The very best of Naseeruddin Shah
There are some actors who can do absolutely anything.
Naseeruddin Shah is a thespian who has always been able to carry off anything with style, from bombastically delivering triple-barrelled echoes of commercial movie revenge to dancing spectrally in a photo frame, from being a conventional, even muscular action hero to playing a Bollywood-besotted autowallah; from a profane don to the father of the nation.

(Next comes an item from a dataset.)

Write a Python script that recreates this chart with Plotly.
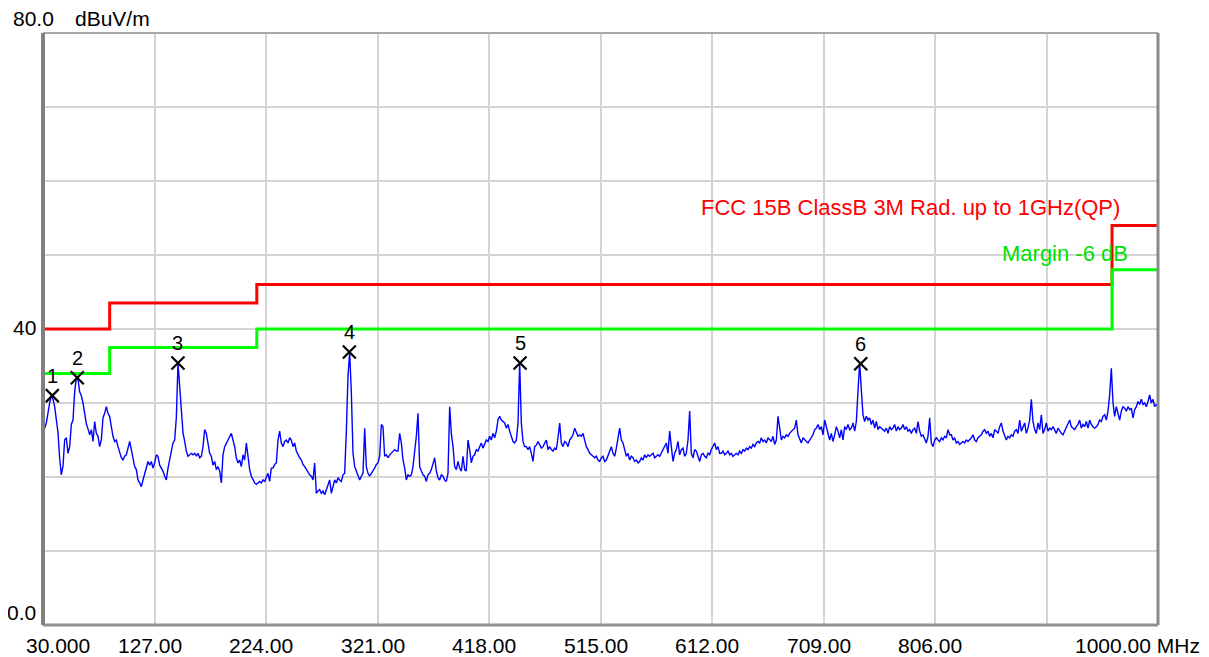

Naseeruddin Shah turned 60 on July 20.
Spoilt for choice given his magnificent, prolific filmography, here are some of his remarkable performances, in utterly random order:
Junoon
Shyam Benegal's startling drama set during the revolt of 1857 saw Naseer as the fanatic Sarfaraz, desperate to fight for India's freedom. Wearing bloodshot eyes and slashing priests in half, Naseer screeched out his loaded lines, his polemic punctuated by sheer passion.
Nishant
In his very first film -- another Benegal project with lines by Satyadev Dubey -- Naseer stood out immediately, despite a heavy-duty cast of veterans. He played the reticent Vishwam, a man too shy to acknowledge how deeply he has fallen in love.
Aakrosh
Govind Nihalani's hard-hitting directorial debut featured Naseer as lawyer Bhaskar Kulkarni. A scathing indictment of the legal system in India, Nihalani's film gave Om Puri and Smita Patil the key roles but it was Naseer's flawless lawyer routine that truly stole the moment.
Sparsh
Sai Paranjpe's 1980 romance featured Naseer in one of his most acclaimed roles, that of a sensitive, independent blind man who falls in love with a young, pretty widow. It is a sensational performance, stark and powerful, and the credibility the actor brings to the character is phenomenal.
Masoom
Shekhar Kapur's directorial debut might have been a retelling of Eric Segal's “Man, Woman And Child,” but his film had better performances than any other version. Shah played DK, an affable adman whose idyllic life is shattered by the news of a love-child. A highly nuanced performance, Naseer's incredible mastery of mood is what keeps the film grounded.
Mirch Masala
In this unforgettable Ketan Mehta film set in colonial India, Shah played an abusive and barbaric tax collector, treating the villagers like livestock. Naseer brings a revolting degree of sadism and lust to his part, creating a character who gets under the viewer's skin and provokes actual hatred.
Jaane Bhi Do Yaaron
This cult Kundan Shah classic from 1983 remains India's only unanimously acclaimed black comedy and Shah was stellar in the lead role of ambitious photographer Vinod Chopra. From hitting on his unscrupulous editor to slapping a municipal commissioner to playing Duryodhana on stage, Naseer was arguably the sanest character in a wild pack, burdened by the conventional 'hero' role in a farce breaking all boundaries. Obviously, he shone.
Ishqiya
Perhaps his finest performance in the last two decades, Abhishek Chaubey's “Ishqiya” has Naseer as the irrepressible Khalu Jaan, a character both romantic and world-weary, both a dreamer and a doer. His attempts at flirting are laudable, a desperate conjuring up of old-world charm, and when he nods off in a bus surrounded by women, women taken in enough by this man's inevitable charm to gape at him, the actor shows just how magical he still can be.